The first time I tried to explain what my team did to a board member, I used the word "uptime" twice in the first sentence. He nodded. Then he asked the question that has shaped how I run service delivery ever since. "And when uptime is 100%, what business outcome is that producing?" I did not have a good answer. Not in business language. I had availability statistics, ticket volumes, average resolution times, and a service desk dashboard the green-yellow-red of which would not have meant anything to him even if it had been turned around so he could see it. The honest reading of that conversation is that I had been running a function the business could not value because I had been describing it in a language the business did not use.

That conversation happened more than fifteen years ago. The industry has moved since then, but not as fast as it should have. The service delivery organizations that will matter in the next five years are the ones that stopped defending the status quo and started proving the upside.

Fig. 1 · From utility to advantage, 2005 to 2025
Six dimensions of the service delivery function, reframed across two decades. Most have moved upward and rightward on the organization chart. CSAT framing is the line drawn in gold.
Service delivery as utility (2005) Service delivery as advantage (2025) uptime outcomes facilities-adjacent CIO / CFO cost center P&L contributor manager VP / Head of IT quarterly tickets standing agenda internal CSAT customer experience
Source. Maria Siegel, drawing on 20+ years across RX Global and Apple Bank. Industry framing illustrative; pattern observed across financial services, life sciences, and global media operations.

The myth of "running the lights"

The phrase that did the most damage to my industry over the past two decades is "keeping the lights on." I have heard CIOs use it. I have heard CFOs use it. I have heard service delivery directors use it about their own teams without flinching. The phrase reduces the function to a maintenance operation, and once a function is described as maintenance, every conversation that follows is about cost. How much does it cost. Can we reduce the cost. Can we outsource the cost. None of those conversations contain the word value.

Uptime is table stakes. Uptime is not differentiation. A well-run electrical grid has uptime. So does a well-run service desk. The interesting question is what the well-run service desk does that the electrical grid cannot. The answer, on a good day, is that it shapes how every other function in the business spends its time. Which is the kind of leverage that does not belong in a basement.

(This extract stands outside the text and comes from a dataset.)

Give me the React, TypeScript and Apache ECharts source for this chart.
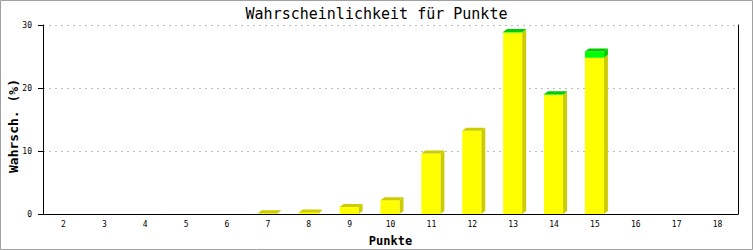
import React, { useEffect, useRef } from "react";
import * as echarts from "echarts";

const categories = ["2", "3", "4", "5", "6", "7", "8", "9", "10", "11", "12", "13", "14", "15", "16", "17", "18"];
const yellowValues = [0, 0, 0, 0, 0, 0.1, 0.25, 1.1, 2.2, 9.6, 13.2, 28.8, 18.9, 24.8, 0, 0, 0];
const greenValues = [0, 0, 0, 0, 0, 0, 0, 0, 0, 0, 0, 0.1, 0.1, 1.0, 0, 0, 0];
const yMin = 0;
const yMax = 30;
const yStep = 10;

const titleText = "Wahrscheinlichkeit für Punkte";
const xName = "Punkte";
const yName = "Wahrsch. (%)";

const FONT = "DejaVu Sans Mono";

function makeRender(front: string, shade: string) {
  return (params: any, api: any) => {
    const idx = api.value(0);
    const base = api.value(1);
    const top = api.value(2);
    const drawTop = api.value(3);
    const pTop = api.coord([idx, top]);
    const pBase = api.coord([idx, base]);
    const cx = pTop[0];
    const L = cx - 10;
    const R = cx + 9;
    const T = pTop[1];
    const B = pBase[1];
    const dx = 4;
    const dy = 3;
    const children: any[] = [
      {
        type: "polygon",
        shape: { points: [[R, T], [R + dx, T - dy], [R + dx, B - dy], [R, B]] },
        style: { fill: shade },
      },
      {
        type: "rect",
        shape: { x: L, y: T, width: R - L, height: Math.max(0, B - T) },
        style: { fill: front },
      },
    ];
    if (drawTop) {
      children.push({
        type: "polygon",
        shape: { points: [[L, T], [L + dx, T - dy], [R + dx, T - dy], [R, T]] },
        style: { fill: shade },
      });
    }
    return { type: "group", children };
  };
}

export default function App() {
  const ref = useRef<HTMLDivElement>(null);
  useEffect(() => {
    document.body.style.margin = "0";
    if (!ref.current) return;
    const chart = echarts.init(ref.current, null, { renderer: "svg" });

    const yellowData: any[] = [];
    const greenData: any[] = [];
    categories.forEach((_, i) => {
      const y = yellowValues[i];
      const g = greenValues[i];
      if (y > 0) yellowData.push([i, 0, y, g > 0 ? 0 : 1]);
      if (g > 0) greenData.push([i, y, y + g, 1]);
    });

    chart.setOption({
      animation: false,
      backgroundColor: "#ffffff",
      title: {
        text: titleText,
        left: "center",
        top: 1,
        textStyle: { fontFamily: FONT, fontWeight: "normal", fontSize: 15, color: "#000", lineHeight: 16 },
      },
      grid: { left: 43, right: 15, top: 25, bottom: 36, containLabel: false, outerBoundsMode: "none" },
      xAxis: {
        type: "category",
        data: categories,
        name: xName,
        nameLocation: "middle",
        nameGap: 21,
        nameTextStyle: { fontFamily: FONT, fontWeight: "bold", fontSize: 12, color: "#000" },
        axisLine: { lineStyle: { color: "#000", width: 1 } },
        axisTick: { show: false },
        axisLabel: { fontFamily: FONT, fontSize: 8, color: "#000", margin: 6, interval: 0 },
      },
      yAxis: [
        {
          type: "value",
          min: yMin,
          max: yMax,
          interval: yStep,
          axisLine: { show: true, lineStyle: { color: "#000", width: 1 } },
          axisTick: { show: true, length: 5, lineStyle: { color: "#000" } },
          axisLabel: { fontFamily: FONT, fontSize: 8, color: "#000", margin: 11 },
          splitLine: { show: true, lineStyle: { color: "#bbbbbb", type: [2, 4], width: 1 } },
        },
        {
          type: "value",
          position: "right",
          min: yMin,
          max: yMax,
          interval: yStep,
          axisLine: { show: true, lineStyle: { color: "#000", width: 1 } },
          axisTick: { show: false },
          axisLabel: { show: false },
          splitLine: { show: false },
        },
      ],
      graphic: [
        {
          type: "rect",
          shape: { x: 0.5, y: 0.5, width: 752, height: 249 },
          style: { fill: "none", stroke: "#a0a0a0", lineWidth: 1 },
          silent: true,
        },
        {
          type: "text",
          x: 13,
          y: 126,
          rotation: Math.PI / 2,
          style: {
            text: yName,
            fontFamily: FONT,
            fontWeight: "bold",
            fontSize: 13,
            fill: "#000",
            align: "center",
            verticalAlign: "middle",
          },
          silent: true,
        },
      ],
      series: [
        {
          type: "custom",
          name: "base",
          coordinateSystem: "cartesian2d",
          renderItem: makeRender("#ffff00", "#cccc00"),
          encode: { x: 0, y: [1, 2] },
          data: yellowData,
        },
        {
          type: "custom",
          name: "top",
          coordinateSystem: "cartesian2d",
          renderItem: makeRender("#00ff00", "#00cc00"),
          encode: { x: 0, y: [1, 2] },
          data: greenData,
        },
      ],
    });
    return () => chart.dispose();
  }, []);
  return <div ref={ref} style={{ width: 753, height: 250 }} />;
}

What outcome ownership looks like in practice

When I joined Apple Bank, the IT service delivery function had a dashboard that reported six things: average incident resolution time, ticket volume by category, SLA attainment, asset accuracy, customer satisfaction, and on-time project delivery. Every one of those metrics is valid. Together they tell you almost nothing about what the function is doing for the business.

The shift I made was not to abandon those metrics. It was to add three above them, and to make the three above them the ones that got reported to the executive committee. The first was time-to-productivity for new hires, measured from access provisioning through first verified business action. The second was annual savings on the IT operating budget, attributed not to the projects we delivered but to the workflows we eliminated. The third was the retention rate of the service delivery leadership pipeline, because retention is the only sustainable form of operating discipline I have ever found.

None of those three are technology metrics. All three are business metrics. All three depend on technology to move. That is the entire point.

The one metric I would put on the dashboard
Time-to-Productivity
Minutes from login to first verified business action. SLAs measure us. This measures what the business actually feels.

Why financial literacy is the next ITIL

The service delivery leaders who will run the next decade of this industry are the ones who can sit in a meeting with the CFO and pass for a peer. Not because they speak finance fluently. Because they understand that the work of the function only matters to the extent that it produces something a CFO can defend in a quarterly board pack.

That is a different posture than most ITSM training programs prepare leaders for. ITIL teaches process. ServiceNow teaches platform. Neither teaches a leader how to translate process discipline and platform investment into the language of capital allocation. The leaders who learn that translation late do fine. The leaders who learn it early do extraordinary things.

I do not think this is a soft skill. I think this is the central skill. The reason service delivery has been a cost center is that the people running it kept describing it as one. The reason it will stop being a cost center is that the next generation of leaders will describe it in a language that earns it a seat.

The quiet part

None of this is news to the people who are already doing it. The CIOs who promote from inside their service delivery org know. The CFOs who treat their IT VP as a strategic peer know. The boards that have stopped asking about ticket volume and started asking about employee experience know. The revolution in the title of this essay is quiet because it has been happening one organization at a time, in the back rows of executive meetings, in the budget conversations that nobody writes case studies about.

I am writing it down because it deserves to be on the record. The function I spent twenty years inside is not what it was when I started, and the reason it is not what it was when I started is that a generation of leaders quietly refused the framing they were handed. They reframed the work, the metrics, and the conversation. The people who keep doing that are the ones who will define what service delivery means for the next two decades.

What is the one metric your service delivery org reports on that would actually mean something to your CEO? Not the one you reported on last quarter. The one you would put up there tomorrow if you had the standing to make the call.